**ENTRIES PROVIDED:**

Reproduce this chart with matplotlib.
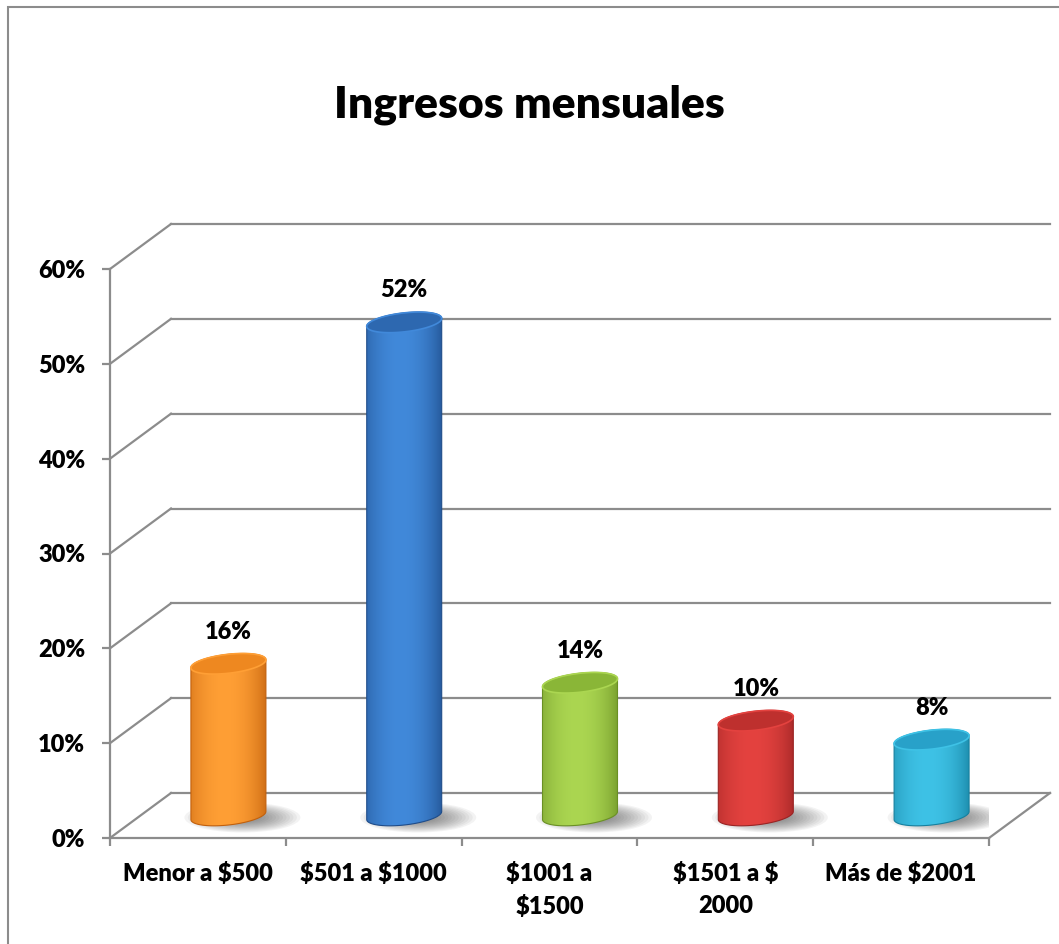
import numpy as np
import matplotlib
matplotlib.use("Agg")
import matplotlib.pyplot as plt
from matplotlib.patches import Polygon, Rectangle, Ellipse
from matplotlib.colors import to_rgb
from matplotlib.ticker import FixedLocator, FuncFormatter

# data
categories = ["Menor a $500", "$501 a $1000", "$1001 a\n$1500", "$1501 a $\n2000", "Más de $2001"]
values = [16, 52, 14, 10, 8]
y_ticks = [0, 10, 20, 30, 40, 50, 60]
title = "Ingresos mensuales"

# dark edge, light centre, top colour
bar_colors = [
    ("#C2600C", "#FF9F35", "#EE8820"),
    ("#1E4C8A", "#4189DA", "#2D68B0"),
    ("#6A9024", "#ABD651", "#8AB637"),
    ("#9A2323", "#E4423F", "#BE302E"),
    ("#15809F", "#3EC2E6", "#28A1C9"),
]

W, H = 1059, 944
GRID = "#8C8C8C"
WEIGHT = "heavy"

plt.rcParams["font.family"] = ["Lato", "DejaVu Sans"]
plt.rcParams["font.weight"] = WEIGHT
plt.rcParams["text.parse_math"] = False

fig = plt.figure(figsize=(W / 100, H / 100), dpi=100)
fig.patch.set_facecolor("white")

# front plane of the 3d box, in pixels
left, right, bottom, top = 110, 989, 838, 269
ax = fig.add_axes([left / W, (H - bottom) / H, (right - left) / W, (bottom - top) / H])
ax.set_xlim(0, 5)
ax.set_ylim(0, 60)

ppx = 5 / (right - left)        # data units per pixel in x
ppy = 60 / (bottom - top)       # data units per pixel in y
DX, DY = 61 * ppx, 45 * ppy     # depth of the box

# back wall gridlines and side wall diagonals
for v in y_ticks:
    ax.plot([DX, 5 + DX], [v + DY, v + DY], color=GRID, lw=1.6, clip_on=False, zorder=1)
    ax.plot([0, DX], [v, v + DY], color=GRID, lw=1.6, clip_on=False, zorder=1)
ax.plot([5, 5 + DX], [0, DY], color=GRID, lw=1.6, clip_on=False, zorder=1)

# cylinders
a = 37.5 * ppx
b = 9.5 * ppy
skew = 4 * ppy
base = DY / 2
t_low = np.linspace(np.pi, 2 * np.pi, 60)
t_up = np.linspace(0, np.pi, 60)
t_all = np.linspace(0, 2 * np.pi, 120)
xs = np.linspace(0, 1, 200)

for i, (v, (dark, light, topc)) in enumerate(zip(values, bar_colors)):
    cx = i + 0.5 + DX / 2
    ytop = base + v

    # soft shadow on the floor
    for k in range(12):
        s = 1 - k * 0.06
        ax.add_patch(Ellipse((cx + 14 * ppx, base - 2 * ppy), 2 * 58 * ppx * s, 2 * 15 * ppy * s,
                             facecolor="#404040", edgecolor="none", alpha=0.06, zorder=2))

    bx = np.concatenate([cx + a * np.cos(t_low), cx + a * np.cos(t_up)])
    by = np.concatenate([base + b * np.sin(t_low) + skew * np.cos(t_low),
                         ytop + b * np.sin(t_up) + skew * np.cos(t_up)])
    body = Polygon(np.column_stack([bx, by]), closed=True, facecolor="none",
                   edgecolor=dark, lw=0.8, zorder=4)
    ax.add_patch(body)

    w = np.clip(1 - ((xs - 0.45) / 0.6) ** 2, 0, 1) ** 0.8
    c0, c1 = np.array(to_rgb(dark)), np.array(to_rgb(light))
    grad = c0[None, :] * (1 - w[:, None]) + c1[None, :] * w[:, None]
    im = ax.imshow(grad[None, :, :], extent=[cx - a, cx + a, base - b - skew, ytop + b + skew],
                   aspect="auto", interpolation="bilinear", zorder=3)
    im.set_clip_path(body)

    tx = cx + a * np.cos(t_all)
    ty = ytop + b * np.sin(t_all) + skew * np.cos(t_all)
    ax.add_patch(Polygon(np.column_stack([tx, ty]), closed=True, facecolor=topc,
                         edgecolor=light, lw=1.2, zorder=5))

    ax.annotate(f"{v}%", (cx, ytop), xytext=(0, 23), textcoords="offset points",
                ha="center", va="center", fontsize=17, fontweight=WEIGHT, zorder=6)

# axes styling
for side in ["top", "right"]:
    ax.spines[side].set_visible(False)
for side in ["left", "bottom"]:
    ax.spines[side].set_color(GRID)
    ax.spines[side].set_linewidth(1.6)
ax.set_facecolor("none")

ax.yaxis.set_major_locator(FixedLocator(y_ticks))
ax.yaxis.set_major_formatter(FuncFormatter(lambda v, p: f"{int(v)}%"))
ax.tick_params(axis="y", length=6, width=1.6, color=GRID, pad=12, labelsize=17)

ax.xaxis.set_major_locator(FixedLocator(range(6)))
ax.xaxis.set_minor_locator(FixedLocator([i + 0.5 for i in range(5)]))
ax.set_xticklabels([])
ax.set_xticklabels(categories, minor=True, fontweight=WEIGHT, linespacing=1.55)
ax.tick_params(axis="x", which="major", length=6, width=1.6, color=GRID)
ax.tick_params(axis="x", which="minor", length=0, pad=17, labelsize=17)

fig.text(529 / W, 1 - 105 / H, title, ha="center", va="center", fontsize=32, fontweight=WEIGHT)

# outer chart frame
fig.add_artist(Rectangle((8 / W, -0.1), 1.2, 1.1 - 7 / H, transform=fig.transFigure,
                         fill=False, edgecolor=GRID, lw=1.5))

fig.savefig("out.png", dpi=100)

* * *

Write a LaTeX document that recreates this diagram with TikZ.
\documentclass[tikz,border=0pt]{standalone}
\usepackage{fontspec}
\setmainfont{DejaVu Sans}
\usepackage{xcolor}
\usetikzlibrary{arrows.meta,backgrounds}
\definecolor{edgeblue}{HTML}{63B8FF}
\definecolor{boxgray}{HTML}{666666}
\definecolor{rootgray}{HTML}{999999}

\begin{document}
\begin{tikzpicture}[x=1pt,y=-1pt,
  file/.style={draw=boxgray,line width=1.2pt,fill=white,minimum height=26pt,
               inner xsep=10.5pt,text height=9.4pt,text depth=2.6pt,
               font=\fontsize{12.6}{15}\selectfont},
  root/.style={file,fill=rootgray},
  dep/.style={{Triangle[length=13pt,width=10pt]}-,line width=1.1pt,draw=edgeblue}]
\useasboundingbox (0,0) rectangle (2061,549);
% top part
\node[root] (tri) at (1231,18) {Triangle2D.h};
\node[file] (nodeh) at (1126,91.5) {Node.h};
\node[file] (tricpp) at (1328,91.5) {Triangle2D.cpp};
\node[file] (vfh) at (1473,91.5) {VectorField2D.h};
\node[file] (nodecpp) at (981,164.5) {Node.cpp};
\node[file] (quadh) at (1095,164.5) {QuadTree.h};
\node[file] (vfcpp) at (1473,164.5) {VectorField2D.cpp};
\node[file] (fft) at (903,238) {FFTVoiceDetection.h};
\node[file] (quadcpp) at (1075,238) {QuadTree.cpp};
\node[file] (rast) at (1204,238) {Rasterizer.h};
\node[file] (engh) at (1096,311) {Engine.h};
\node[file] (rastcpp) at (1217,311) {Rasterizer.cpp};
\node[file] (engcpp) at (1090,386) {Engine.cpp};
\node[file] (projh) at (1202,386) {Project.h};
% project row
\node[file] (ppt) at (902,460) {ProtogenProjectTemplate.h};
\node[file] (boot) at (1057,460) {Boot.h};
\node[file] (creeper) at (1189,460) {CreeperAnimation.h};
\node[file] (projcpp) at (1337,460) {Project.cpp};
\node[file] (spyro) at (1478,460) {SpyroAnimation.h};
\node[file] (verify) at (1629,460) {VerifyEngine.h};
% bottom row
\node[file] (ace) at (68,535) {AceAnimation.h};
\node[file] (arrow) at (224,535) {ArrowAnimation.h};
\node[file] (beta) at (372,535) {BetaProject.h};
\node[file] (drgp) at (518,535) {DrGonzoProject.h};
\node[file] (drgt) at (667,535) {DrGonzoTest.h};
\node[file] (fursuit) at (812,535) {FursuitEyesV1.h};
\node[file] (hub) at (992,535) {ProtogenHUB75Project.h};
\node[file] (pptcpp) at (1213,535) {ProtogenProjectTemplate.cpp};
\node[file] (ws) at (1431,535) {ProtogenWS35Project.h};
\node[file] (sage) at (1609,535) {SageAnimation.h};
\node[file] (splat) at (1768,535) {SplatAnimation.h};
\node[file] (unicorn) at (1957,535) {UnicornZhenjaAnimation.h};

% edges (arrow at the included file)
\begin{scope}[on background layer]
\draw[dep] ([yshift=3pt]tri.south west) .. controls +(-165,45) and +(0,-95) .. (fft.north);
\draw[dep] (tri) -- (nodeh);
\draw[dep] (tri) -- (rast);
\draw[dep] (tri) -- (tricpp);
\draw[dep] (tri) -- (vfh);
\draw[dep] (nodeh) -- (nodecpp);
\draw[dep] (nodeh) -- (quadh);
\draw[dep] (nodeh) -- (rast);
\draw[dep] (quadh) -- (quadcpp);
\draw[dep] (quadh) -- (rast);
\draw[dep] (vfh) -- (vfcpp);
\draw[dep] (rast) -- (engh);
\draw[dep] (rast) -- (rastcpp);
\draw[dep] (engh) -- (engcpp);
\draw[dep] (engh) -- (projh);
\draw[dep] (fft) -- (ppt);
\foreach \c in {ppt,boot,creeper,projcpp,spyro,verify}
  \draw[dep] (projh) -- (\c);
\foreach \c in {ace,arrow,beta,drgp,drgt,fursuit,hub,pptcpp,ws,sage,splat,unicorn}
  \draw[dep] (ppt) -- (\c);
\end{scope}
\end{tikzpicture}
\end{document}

**TASK DETAILS:** Leave out every picture, then retype exactly the lines from the one containing "Reproduce this chart with matplotlib." through the one containing "DX, DY = 61".

**PROBLEM SOLUTION:**
Reproduce this chart with matplotlib.
import numpy as np
import matplotlib
matplotlib.use("Agg")
import matplotlib.pyplot as plt
from matplotlib.patches import Polygon, Rectangle, Ellipse
from matplotlib.colors import to_rgb
from matplotlib.ticker import FixedLocator, FuncFormatter

# data
categories = ["Menor a $500", "$501 a $1000", "$1001 a\n$1500", "$1501 a $\n2000", "Más de $2001"]
values = [16, 52, 14, 10, 8]
y_ticks = [0, 10, 20, 30, 40, 50, 60]
title = "Ingresos mensuales"

# dark edge, light centre, top colour
bar_colors = [
    ("#C2600C", "#FF9F35", "#EE8820"),
    ("#1E4C8A", "#4189DA", "#2D68B0"),
    ("#6A9024", "#ABD651", "#8AB637"),
    ("#9A2323", "#E4423F", "#BE302E"),
    ("#15809F", "#3EC2E6", "#28A1C9"),
]

W, H = 1059, 944
GRID = "#8C8C8C"
WEIGHT = "heavy"

plt.rcParams["font.family"] = ["Lato", "DejaVu Sans"]
plt.rcParams["font.weight"] = WEIGHT
plt.rcParams["text.parse_math"] = False

fig = plt.figure(figsize=(W / 100, H / 100), dpi=100)
fig.patch.set_facecolor("white")

# front plane of the 3d box, in pixels
left, right, bottom, top = 110, 989, 838, 269
ax = fig.add_axes([left / W, (H - bottom) / H, (right - left) / W, (bottom - top) / H])
ax.set_xlim(0, 5)
ax.set_ylim(0, 60)

ppx = 5 / (right - left)        # data units per pixel in x
ppy = 60 / (bottom - top)       # data units per pixel in y
DX, DY = 61 * ppx, 45 * ppy     # depth of the box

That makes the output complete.